Comparing Figure 5 and Figure 6, it can be seen that the change of PVA polymerization degree has a great influence on the plastic viscosity of modified cement mortar. However, the effect of degree of PVA hydrolysis on the plastic viscosity of modified cement mortar is not significant.

4. Conclusions

The main purpose of this research was to study the effect of PVA on the rheological properties of cement mortar. Five different types of PVA were used as modifiers and added into cement mortar. The rheological properties of PVA-modified cement mortar were tested. The modified Bingham model was adopted to analyze the rheological properties of PVA-modified cement mortar. The effects of PVA chemical structure on the yield stress and plastic viscosity of cement mortar were also discussed. Based on the experimental results and discussion in this study, the following primary conclusions can be obtained:

The rheological model of polyvinyl alcohol-modified cement mortar conforms relatively well to the modified Bingham model and has a high correlation.

With the increase of PVA content and polymerization degree, the yield stress of modified cement mortar increases sharply. The yield stress of modified cement mortar is less than that of unmodified mortar when the degree of polymerization and the content of PVA are small. The yield stress increases obviously with the constant increase of PVA content and polymerization degree, which is larger than that of the unmodified. However, the effect of hydrolysis degree of PVA on yield stress of modified cement mortar is not obvious.

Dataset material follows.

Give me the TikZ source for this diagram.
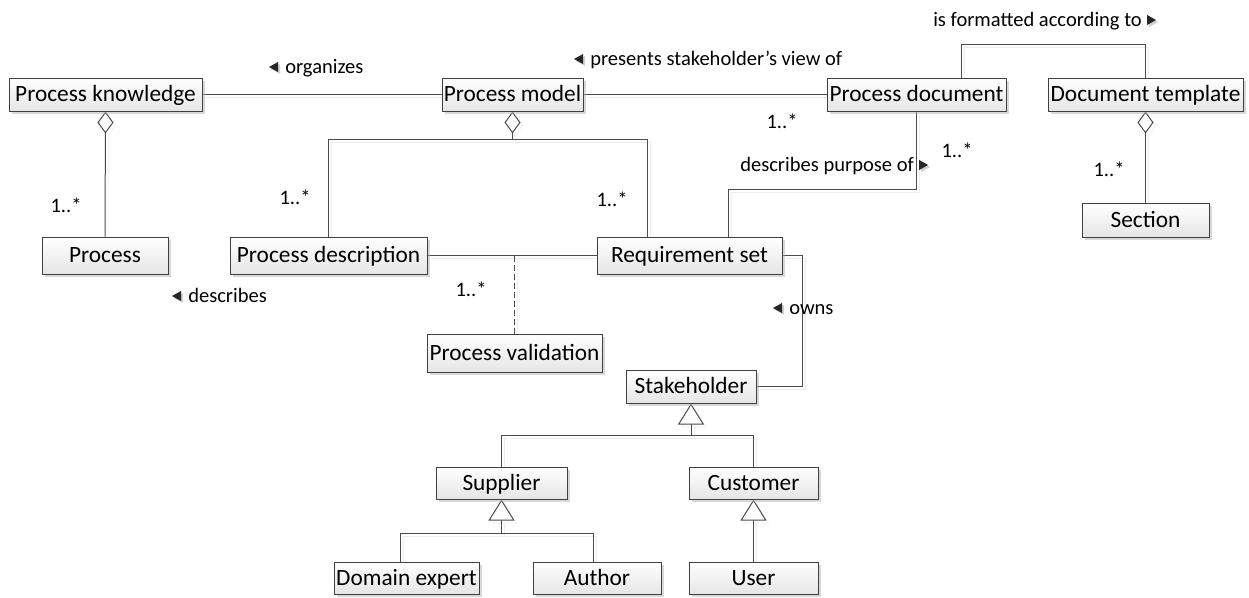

The plastic viscosity of polyvinyl alcohol-modified cement mortar is sensitive to the changes of PVA polymerization degree and content. With the increase of PVA content, the plastic viscosity of modified cement mortar shows a gradually increasing trend, which is larger than that of the unmodified. With the increase of the degree of PVA polymerization, the plastic viscosity of modified cement mortar increases sharply. Similar to yield stress, the effect of hydrolysis degree of PVA on plastic viscosity of the modified cement mortar is not significant.